* _TO BE DONE_
Scan the listing below and copy every line holding "diagram".

* _DATASET EXTRACT_
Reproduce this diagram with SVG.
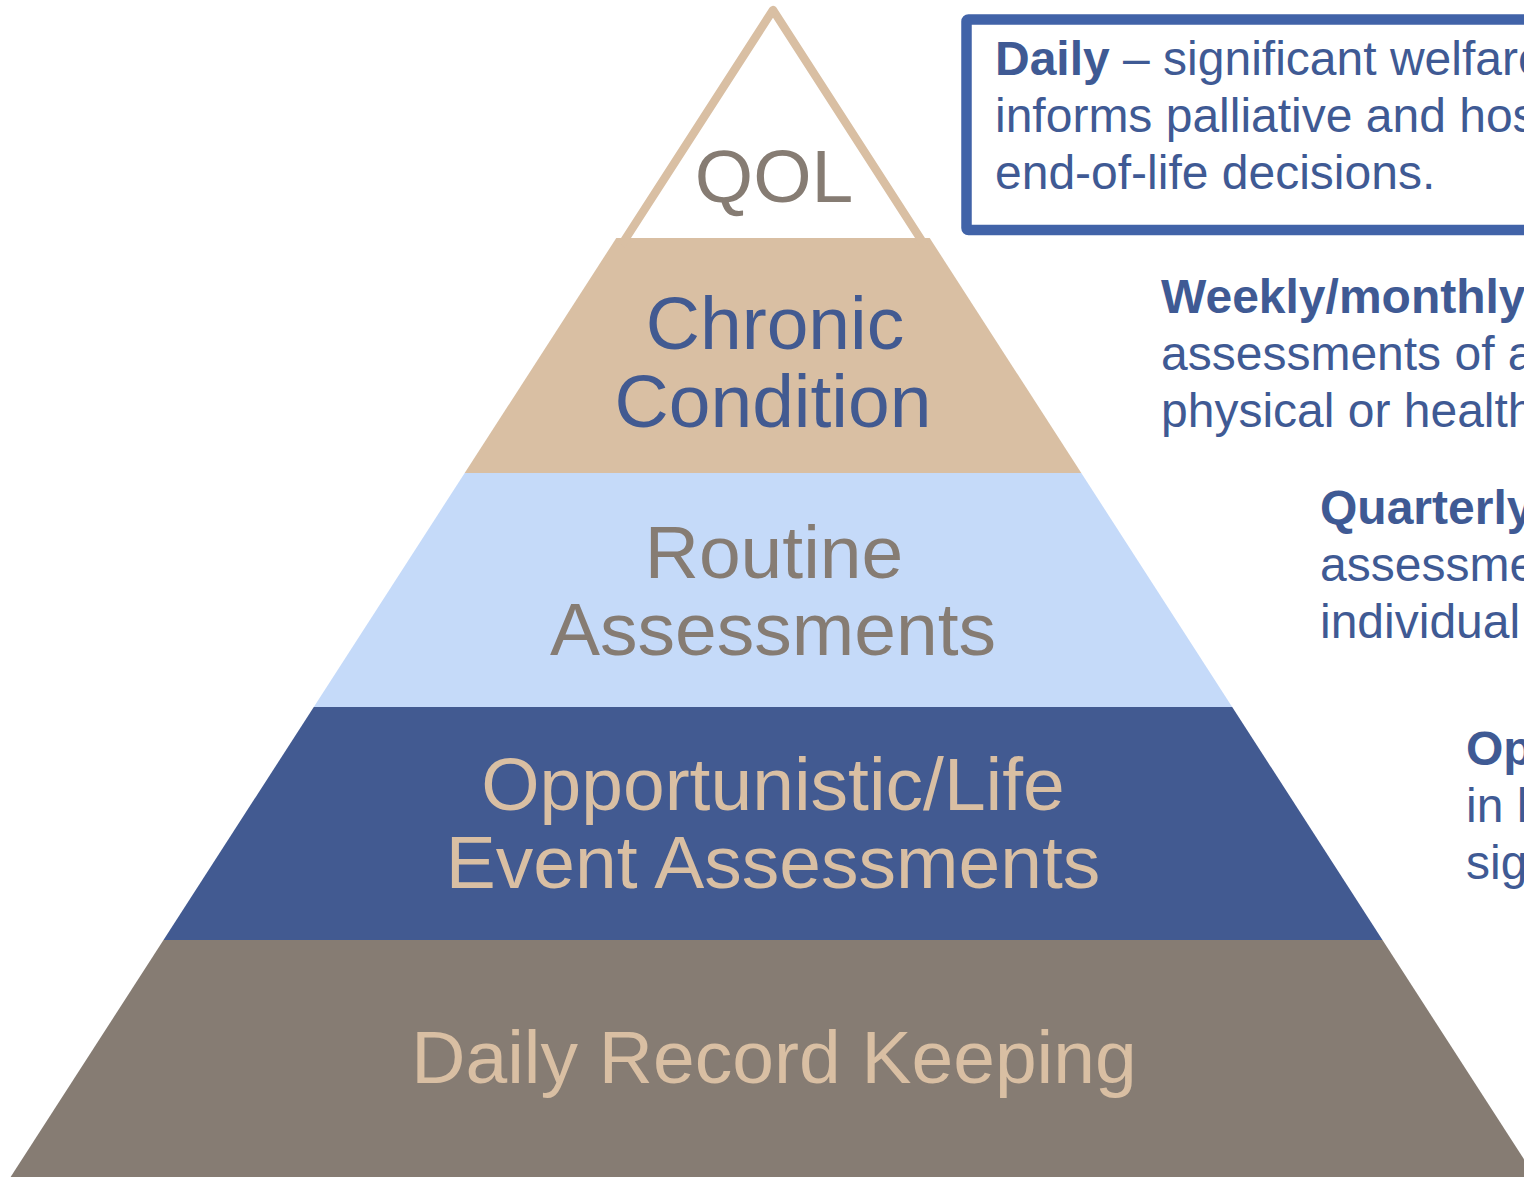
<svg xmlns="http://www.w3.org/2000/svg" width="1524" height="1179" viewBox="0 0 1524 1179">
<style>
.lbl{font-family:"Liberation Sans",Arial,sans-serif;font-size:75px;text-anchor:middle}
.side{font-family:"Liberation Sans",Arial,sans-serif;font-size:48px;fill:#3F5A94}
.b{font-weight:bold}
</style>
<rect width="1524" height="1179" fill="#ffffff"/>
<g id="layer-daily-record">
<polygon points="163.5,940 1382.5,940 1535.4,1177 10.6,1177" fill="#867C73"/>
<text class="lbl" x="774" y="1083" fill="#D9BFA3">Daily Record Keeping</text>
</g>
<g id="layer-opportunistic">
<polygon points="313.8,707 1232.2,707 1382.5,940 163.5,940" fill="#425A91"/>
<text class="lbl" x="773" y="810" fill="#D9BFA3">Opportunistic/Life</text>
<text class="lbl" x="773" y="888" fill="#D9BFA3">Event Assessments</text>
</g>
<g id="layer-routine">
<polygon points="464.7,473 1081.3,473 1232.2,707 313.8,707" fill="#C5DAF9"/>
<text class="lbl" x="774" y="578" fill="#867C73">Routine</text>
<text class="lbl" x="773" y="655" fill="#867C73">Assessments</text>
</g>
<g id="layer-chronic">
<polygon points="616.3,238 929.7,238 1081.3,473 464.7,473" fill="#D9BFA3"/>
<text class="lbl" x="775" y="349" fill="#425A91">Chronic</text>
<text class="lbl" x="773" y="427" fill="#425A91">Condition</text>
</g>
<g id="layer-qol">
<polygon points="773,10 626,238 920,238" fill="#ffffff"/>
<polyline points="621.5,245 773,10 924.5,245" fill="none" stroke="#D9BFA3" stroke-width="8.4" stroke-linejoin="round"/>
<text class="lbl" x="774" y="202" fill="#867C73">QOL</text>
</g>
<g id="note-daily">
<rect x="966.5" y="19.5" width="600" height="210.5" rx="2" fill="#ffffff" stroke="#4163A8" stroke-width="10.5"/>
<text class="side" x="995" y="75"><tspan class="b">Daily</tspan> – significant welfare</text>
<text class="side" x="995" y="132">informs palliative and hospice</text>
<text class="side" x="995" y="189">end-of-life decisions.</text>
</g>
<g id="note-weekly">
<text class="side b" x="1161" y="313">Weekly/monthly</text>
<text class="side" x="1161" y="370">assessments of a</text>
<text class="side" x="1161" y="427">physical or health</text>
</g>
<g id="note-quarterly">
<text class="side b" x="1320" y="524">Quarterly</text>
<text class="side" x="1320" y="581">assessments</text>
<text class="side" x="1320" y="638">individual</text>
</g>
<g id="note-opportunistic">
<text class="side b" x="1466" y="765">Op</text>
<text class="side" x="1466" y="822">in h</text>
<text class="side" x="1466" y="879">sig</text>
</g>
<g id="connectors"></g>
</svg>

--

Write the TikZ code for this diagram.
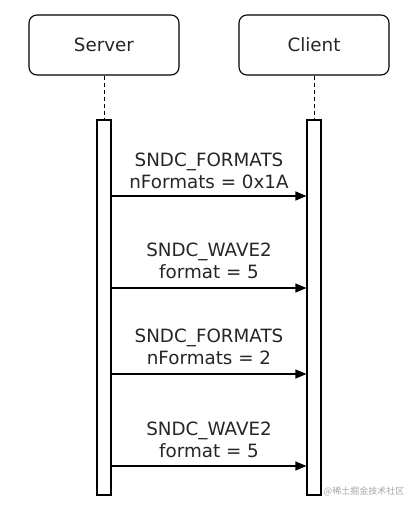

* _FINAL ANSWER_
Reproduce this diagram with SVG.
Write the TikZ code for this diagram.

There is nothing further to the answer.